» YOUR INSTRUCTIONS
The line holding "i * step));" is the last one to output; start at the first line of the data, keep every line in between exactly, and leave out pictures.
— start —
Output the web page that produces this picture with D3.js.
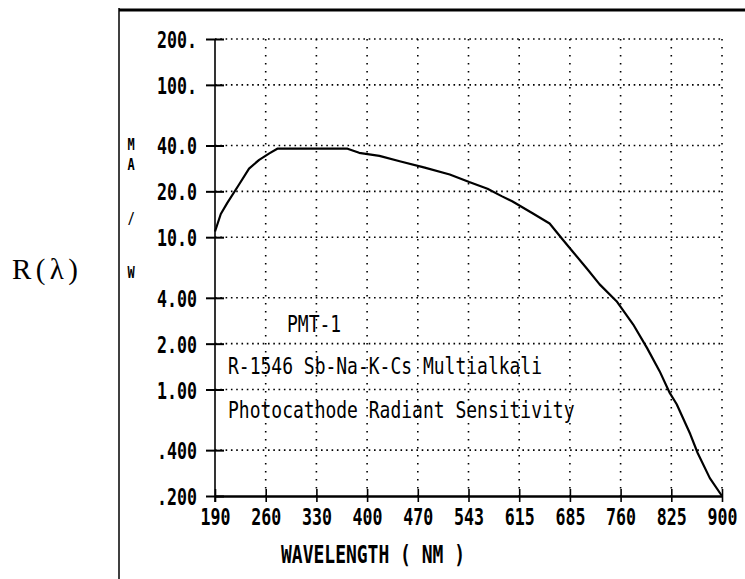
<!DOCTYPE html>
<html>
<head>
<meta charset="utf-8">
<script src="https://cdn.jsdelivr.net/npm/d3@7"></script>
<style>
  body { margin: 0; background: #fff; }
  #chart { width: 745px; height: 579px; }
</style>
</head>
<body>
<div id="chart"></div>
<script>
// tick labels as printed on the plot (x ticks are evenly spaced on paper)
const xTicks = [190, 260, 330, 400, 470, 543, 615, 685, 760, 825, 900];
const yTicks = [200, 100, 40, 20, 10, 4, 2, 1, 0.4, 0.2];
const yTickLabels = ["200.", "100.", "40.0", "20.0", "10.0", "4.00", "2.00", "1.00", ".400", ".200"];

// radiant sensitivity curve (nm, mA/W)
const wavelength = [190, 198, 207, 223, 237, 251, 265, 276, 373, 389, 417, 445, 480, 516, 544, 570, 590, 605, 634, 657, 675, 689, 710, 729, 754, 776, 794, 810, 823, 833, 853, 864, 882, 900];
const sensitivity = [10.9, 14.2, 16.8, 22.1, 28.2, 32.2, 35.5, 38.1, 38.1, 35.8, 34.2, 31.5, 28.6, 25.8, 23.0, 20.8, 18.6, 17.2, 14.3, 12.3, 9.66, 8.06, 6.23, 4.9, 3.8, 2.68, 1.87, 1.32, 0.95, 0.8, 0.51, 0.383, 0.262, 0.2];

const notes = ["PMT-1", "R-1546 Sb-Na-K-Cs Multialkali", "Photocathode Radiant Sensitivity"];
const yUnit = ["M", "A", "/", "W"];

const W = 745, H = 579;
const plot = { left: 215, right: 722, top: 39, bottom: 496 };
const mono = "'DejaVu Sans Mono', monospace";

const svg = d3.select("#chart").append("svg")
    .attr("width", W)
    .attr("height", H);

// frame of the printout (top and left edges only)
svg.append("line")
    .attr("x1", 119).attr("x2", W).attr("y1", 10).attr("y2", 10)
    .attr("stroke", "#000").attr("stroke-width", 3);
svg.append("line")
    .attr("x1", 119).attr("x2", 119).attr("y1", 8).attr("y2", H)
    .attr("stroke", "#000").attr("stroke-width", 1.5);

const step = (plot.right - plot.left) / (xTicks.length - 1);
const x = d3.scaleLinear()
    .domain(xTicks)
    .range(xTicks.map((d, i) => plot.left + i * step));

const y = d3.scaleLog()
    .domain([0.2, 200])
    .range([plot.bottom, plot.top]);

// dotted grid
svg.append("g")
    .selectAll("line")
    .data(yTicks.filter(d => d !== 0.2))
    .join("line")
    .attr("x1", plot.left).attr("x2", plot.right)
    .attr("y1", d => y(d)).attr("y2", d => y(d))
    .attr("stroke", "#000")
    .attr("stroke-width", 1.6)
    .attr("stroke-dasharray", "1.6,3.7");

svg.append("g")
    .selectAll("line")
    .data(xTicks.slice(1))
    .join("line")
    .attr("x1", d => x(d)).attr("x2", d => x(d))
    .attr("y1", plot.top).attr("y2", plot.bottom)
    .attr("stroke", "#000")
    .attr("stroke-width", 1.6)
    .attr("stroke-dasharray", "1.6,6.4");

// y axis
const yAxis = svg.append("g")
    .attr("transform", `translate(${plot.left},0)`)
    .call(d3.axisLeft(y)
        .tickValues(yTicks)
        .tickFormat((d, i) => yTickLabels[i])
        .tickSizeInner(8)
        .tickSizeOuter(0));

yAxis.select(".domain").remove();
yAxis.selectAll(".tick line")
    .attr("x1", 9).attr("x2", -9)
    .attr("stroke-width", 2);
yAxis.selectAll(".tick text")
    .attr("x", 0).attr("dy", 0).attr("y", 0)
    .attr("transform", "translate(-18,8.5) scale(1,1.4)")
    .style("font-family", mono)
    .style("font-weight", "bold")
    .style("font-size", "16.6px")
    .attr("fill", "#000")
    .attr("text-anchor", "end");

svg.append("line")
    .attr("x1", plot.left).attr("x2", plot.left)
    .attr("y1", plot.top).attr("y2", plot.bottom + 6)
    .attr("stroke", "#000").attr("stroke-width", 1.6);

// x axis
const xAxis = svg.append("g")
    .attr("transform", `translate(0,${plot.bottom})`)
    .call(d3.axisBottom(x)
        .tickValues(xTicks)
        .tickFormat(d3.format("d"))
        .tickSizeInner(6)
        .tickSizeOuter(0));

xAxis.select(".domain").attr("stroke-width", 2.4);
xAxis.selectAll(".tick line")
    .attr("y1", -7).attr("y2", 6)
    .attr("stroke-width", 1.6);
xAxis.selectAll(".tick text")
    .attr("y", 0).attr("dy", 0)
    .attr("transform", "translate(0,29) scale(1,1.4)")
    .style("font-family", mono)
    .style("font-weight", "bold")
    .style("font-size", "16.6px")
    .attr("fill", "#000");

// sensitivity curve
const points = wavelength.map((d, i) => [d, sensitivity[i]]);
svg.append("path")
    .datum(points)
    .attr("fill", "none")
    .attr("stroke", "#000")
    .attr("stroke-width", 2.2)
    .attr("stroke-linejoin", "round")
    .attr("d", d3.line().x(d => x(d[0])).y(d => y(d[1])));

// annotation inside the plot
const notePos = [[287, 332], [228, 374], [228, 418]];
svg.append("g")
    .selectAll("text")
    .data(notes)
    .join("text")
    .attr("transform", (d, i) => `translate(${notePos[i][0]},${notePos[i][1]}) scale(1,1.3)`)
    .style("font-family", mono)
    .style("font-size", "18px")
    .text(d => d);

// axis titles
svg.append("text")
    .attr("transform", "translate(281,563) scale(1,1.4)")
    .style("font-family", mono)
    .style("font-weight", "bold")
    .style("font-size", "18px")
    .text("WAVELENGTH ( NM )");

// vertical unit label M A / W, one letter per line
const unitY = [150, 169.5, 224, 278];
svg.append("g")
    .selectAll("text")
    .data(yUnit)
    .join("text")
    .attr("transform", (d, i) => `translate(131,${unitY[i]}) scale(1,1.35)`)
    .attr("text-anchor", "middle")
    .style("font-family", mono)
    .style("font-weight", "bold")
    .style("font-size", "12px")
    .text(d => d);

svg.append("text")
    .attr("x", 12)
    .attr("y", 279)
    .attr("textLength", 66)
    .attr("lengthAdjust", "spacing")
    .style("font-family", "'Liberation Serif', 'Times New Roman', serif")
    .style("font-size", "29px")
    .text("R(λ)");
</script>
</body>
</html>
— end —
» TASK SOLUTION
Output the web page that produces this picture with D3.js.
<!DOCTYPE html>
<html>
<head>
<meta charset="utf-8">
<script src="https://cdn.jsdelivr.net/npm/d3@7"></script>
<style>
  body { margin: 0; background: #fff; }
  #chart { width: 745px; height: 579px; }
</style>
</head>
<body>
<div id="chart"></div>
<script>
// tick labels as printed on the plot (x ticks are evenly spaced on paper)
const xTicks = [190, 260, 330, 400, 470, 543, 615, 685, 760, 825, 900];
const yTicks = [200, 100, 40, 20, 10, 4, 2, 1, 0.4, 0.2];
const yTickLabels = ["200.", "100.", "40.0", "20.0", "10.0", "4.00", "2.00", "1.00", ".400", ".200"];

// radiant sensitivity curve (nm, mA/W)
const wavelength = [190, 198, 207, 223, 237, 251, 265, 276, 373, 389, 417, 445, 480, 516, 544, 570, 590, 605, 634, 657, 675, 689, 710, 729, 754, 776, 794, 810, 823, 833, 853, 864, 882, 900];
const sensitivity = [10.9, 14.2, 16.8, 22.1, 28.2, 32.2, 35.5, 38.1, 38.1, 35.8, 34.2, 31.5, 28.6, 25.8, 23.0, 20.8, 18.6, 17.2, 14.3, 12.3, 9.66, 8.06, 6.23, 4.9, 3.8, 2.68, 1.87, 1.32, 0.95, 0.8, 0.51, 0.383, 0.262, 0.2];

const notes = ["PMT-1", "R-1546 Sb-Na-K-Cs Multialkali", "Photocathode Radiant Sensitivity"];
const yUnit = ["M", "A", "/", "W"];

const W = 745, H = 579;
const plot = { left: 215, right: 722, top: 39, bottom: 496 };
const mono = "'DejaVu Sans Mono', monospace";

const svg = d3.select("#chart").append("svg")
    .attr("width", W)
    .attr("height", H);

// frame of the printout (top and left edges only)
svg.append("line")
    .attr("x1", 119).attr("x2", W).attr("y1", 10).attr("y2", 10)
    .attr("stroke", "#000").attr("stroke-width", 3);
svg.append("line")
    .attr("x1", 119).attr("x2", 119).attr("y1", 8).attr("y2", H)
    .attr("stroke", "#000").attr("stroke-width", 1.5);

const step = (plot.right - plot.left) / (xTicks.length - 1);
const x = d3.scaleLinear()
    .domain(xTicks)
    .range(xTicks.map((d, i) => plot.left + i * step));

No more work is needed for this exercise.